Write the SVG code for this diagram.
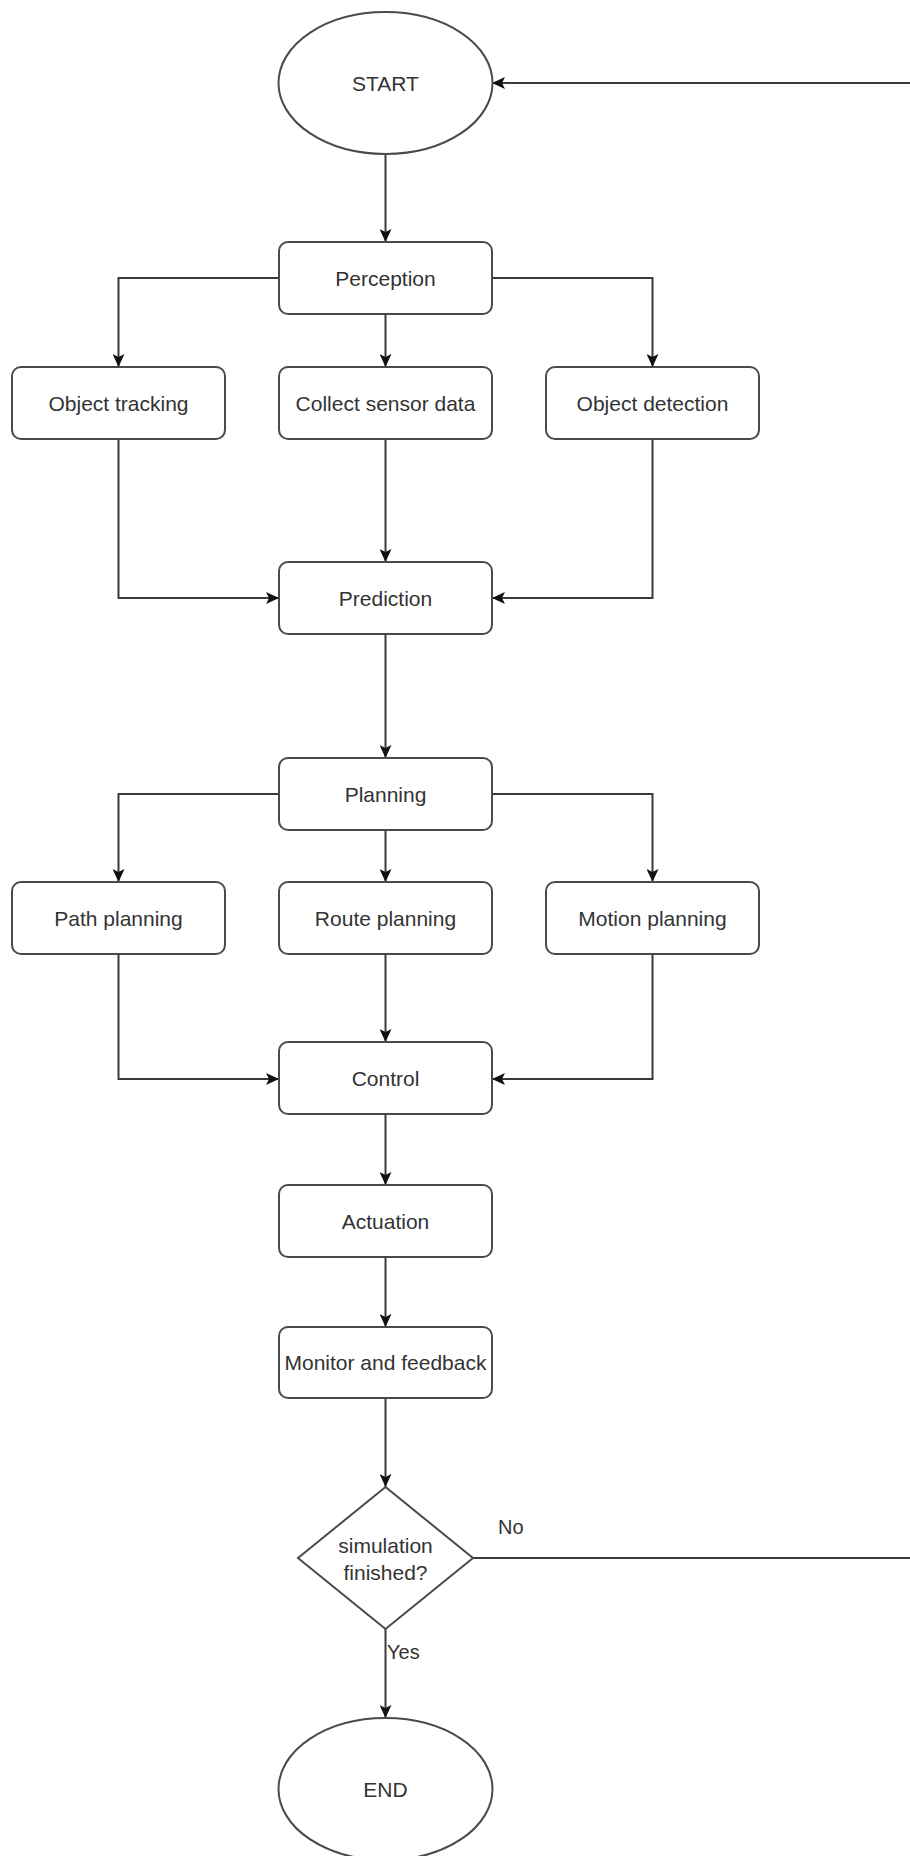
<svg xmlns="http://www.w3.org/2000/svg" width="910" height="1856" viewBox="0 0 910 1856">
<style>
.n{fill:#fff;stroke:#4a4a4a;stroke-width:2}
.t{font-family:"Liberation Sans",Arial,sans-serif;font-size:21px;fill:#333;text-anchor:middle;dominant-baseline:central}
.l{font-family:"Liberation Sans",Arial,sans-serif;font-size:20px;fill:#333;dominant-baseline:central}
.c{fill:none;stroke:#3a3a3a;stroke-width:2;marker-end:url(#ah)}
</style>
<defs>
<marker id="ah" markerUnits="userSpaceOnUse" markerWidth="14" markerHeight="12" refX="13" refY="6" orient="auto">
<path d="M0,0 L13,6 L0,12 L3,6 Z" fill="#111"/>
</marker>
</defs>
<rect width="910" height="1856" fill="#fff"/>
<g id="connectors">
<path class="c" d="M385.5,154 V242"/>
<path class="c" d="M279,278 H118.5 V367"/>
<path class="c" d="M385.5,314 V367"/>
<path class="c" d="M492,278 H652.5 V367"/>
<path class="c" d="M118.5,439 V598 H279"/>
<path class="c" d="M385.5,439 V562"/>
<path class="c" d="M652.5,439 V598 H492"/>
<path class="c" d="M385.5,634 V758"/>
<path class="c" d="M279,794 H118.5 V882"/>
<path class="c" d="M385.5,830 V882"/>
<path class="c" d="M492,794 H652.5 V882"/>
<path class="c" d="M118.5,954 V1079 H279"/>
<path class="c" d="M385.5,954 V1042"/>
<path class="c" d="M652.5,954 V1079 H492"/>
<path class="c" d="M385.5,1114 V1185"/>
<path class="c" d="M385.5,1257 V1327"/>
<path class="c" d="M385.5,1398 V1487"/>
<path class="c" d="M385.5,1629 V1718"/>
<path class="c" d="M473,1558 H920 V83 H492"/>
<text class="l" x="498" y="1527">No</text>
<text class="l" x="387" y="1652">Yes</text>
</g>
<g id="start"><ellipse class="n" cx="385.5" cy="83" rx="107" ry="71"/><text class="t" x="385.5" y="83">START</text></g>
<g id="perception"><rect class="n" x="279" y="242" width="213" height="72" rx="9"/><text class="t" x="385.5" y="278">Perception</text></g>
<g id="object-tracking"><rect class="n" x="12" y="367" width="213" height="72" rx="9"/><text class="t" x="118.5" y="403">Object tracking</text></g>
<g id="collect-sensor-data"><rect class="n" x="279" y="367" width="213" height="72" rx="9"/><text class="t" x="385.5" y="403">Collect sensor data</text></g>
<g id="object-detection"><rect class="n" x="546" y="367" width="213" height="72" rx="9"/><text class="t" x="652.5" y="403">Object detection</text></g>
<g id="prediction"><rect class="n" x="279" y="562" width="213" height="72" rx="9"/><text class="t" x="385.5" y="598">Prediction</text></g>
<g id="planning"><rect class="n" x="279" y="758" width="213" height="72" rx="9"/><text class="t" x="385.5" y="794">Planning</text></g>
<g id="path-planning"><rect class="n" x="12" y="882" width="213" height="72" rx="9"/><text class="t" x="118.5" y="918">Path planning</text></g>
<g id="route-planning"><rect class="n" x="279" y="882" width="213" height="72" rx="9"/><text class="t" x="385.5" y="918">Route planning</text></g>
<g id="motion-planning"><rect class="n" x="546" y="882" width="213" height="72" rx="9"/><text class="t" x="652.5" y="918">Motion planning</text></g>
<g id="control"><rect class="n" x="279" y="1042" width="213" height="72" rx="9"/><text class="t" x="385.5" y="1078">Control</text></g>
<g id="actuation"><rect class="n" x="279" y="1185" width="213" height="72" rx="9"/><text class="t" x="385.5" y="1221">Actuation</text></g>
<g id="monitor-feedback"><rect class="n" x="279" y="1327" width="213" height="71" rx="9"/><text class="t" x="385.5" y="1362.5">Monitor and feedback</text></g>
<g id="decision"><polygon class="n" points="385.5,1487 473,1558 385.5,1629 298,1558"/><text class="t" x="385.5" y="1545">simulation</text><text class="t" x="385.5" y="1572">finished?</text></g>
<g id="end"><ellipse class="n" cx="385.5" cy="1789" rx="107" ry="71"/><text class="t" x="385.5" y="1789">END</text></g>
</svg>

----

Task instructions: Print out the whole of the material word for word, without pictures.

Exercise output:
Write the SVG code for this diagram.
<svg xmlns="http://www.w3.org/2000/svg" width="910" height="1856" viewBox="0 0 910 1856">
<style>
.n{fill:#fff;stroke:#4a4a4a;stroke-width:2}
.t{font-family:"Liberation Sans",Arial,sans-serif;font-size:21px;fill:#333;text-anchor:middle;dominant-baseline:central}
.l{font-family:"Liberation Sans",Arial,sans-serif;font-size:20px;fill:#333;dominant-baseline:central}
.c{fill:none;stroke:#3a3a3a;stroke-width:2;marker-end:url(#ah)}
</style>
<defs>
<marker id="ah" markerUnits="userSpaceOnUse" markerWidth="14" markerHeight="12" refX="13" refY="6" orient="auto">
<path d="M0,0 L13,6 L0,12 L3,6 Z" fill="#111"/>
</marker>
</defs>
<rect width="910" height="1856" fill="#fff"/>
<g id="connectors">
<path class="c" d="M385.5,154 V242"/>
<path class="c" d="M279,278 H118.5 V367"/>
<path class="c" d="M385.5,314 V367"/>
<path class="c" d="M492,278 H652.5 V367"/>
<path class="c" d="M118.5,439 V598 H279"/>
<path class="c" d="M385.5,439 V562"/>
<path class="c" d="M652.5,439 V598 H492"/>
<path class="c" d="M385.5,634 V758"/>
<path class="c" d="M279,794 H118.5 V882"/>
<path class="c" d="M385.5,830 V882"/>
<path class="c" d="M492,794 H652.5 V882"/>
<path class="c" d="M118.5,954 V1079 H279"/>
<path class="c" d="M385.5,954 V1042"/>
<path class="c" d="M652.5,954 V1079 H492"/>
<path class="c" d="M385.5,1114 V1185"/>
<path class="c" d="M385.5,1257 V1327"/>
<path class="c" d="M385.5,1398 V1487"/>
<path class="c" d="M385.5,1629 V1718"/>
<path class="c" d="M473,1558 H920 V83 H492"/>
<text class="l" x="498" y="1527">No</text>
<text class="l" x="387" y="1652">Yes</text>
</g>
<g id="start"><ellipse class="n" cx="385.5" cy="83" rx="107" ry="71"/><text class="t" x="385.5" y="83">START</text></g>
<g id="perception"><rect class="n" x="279" y="242" width="213" height="72" rx="9"/><text class="t" x="385.5" y="278">Perception</text></g>
<g id="object-tracking"><rect class="n" x="12" y="367" width="213" height="72" rx="9"/><text class="t" x="118.5" y="403">Object tracking</text></g>
<g id="collect-sensor-data"><rect class="n" x="279" y="367" width="213" height="72" rx="9"/><text class="t" x="385.5" y="403">Collect sensor data</text></g>
<g id="object-detection"><rect class="n" x="546" y="367" width="213" height="72" rx="9"/><text class="t" x="652.5" y="403">Object detection</text></g>
<g id="prediction"><rect class="n" x="279" y="562" width="213" height="72" rx="9"/><text class="t" x="385.5" y="598">Prediction</text></g>
<g id="planning"><rect class="n" x="279" y="758" width="213" height="72" rx="9"/><text class="t" x="385.5" y="794">Planning</text></g>
<g id="path-planning"><rect class="n" x="12" y="882" width="213" height="72" rx="9"/><text class="t" x="118.5" y="918">Path planning</text></g>
<g id="route-planning"><rect class="n" x="279" y="882" width="213" height="72" rx="9"/><text class="t" x="385.5" y="918">Route planning</text></g>
<g id="motion-planning"><rect class="n" x="546" y="882" width="213" height="72" rx="9"/><text class="t" x="652.5" y="918">Motion planning</text></g>
<g id="control"><rect class="n" x="279" y="1042" width="213" height="72" rx="9"/><text class="t" x="385.5" y="1078">Control</text></g>
<g id="actuation"><rect class="n" x="279" y="1185" width="213" height="72" rx="9"/><text class="t" x="385.5" y="1221">Actuation</text></g>
<g id="monitor-feedback"><rect class="n" x="279" y="1327" width="213" height="71" rx="9"/><text class="t" x="385.5" y="1362.5">Monitor and feedback</text></g>
<g id="decision"><polygon class="n" points="385.5,1487 473,1558 385.5,1629 298,1558"/><text class="t" x="385.5" y="1545">simulation</text><text class="t" x="385.5" y="1572">finished?</text></g>
<g id="end"><ellipse class="n" cx="385.5" cy="1789" rx="107" ry="71"/><text class="t" x="385.5" y="1789">END</text></g>
</svg>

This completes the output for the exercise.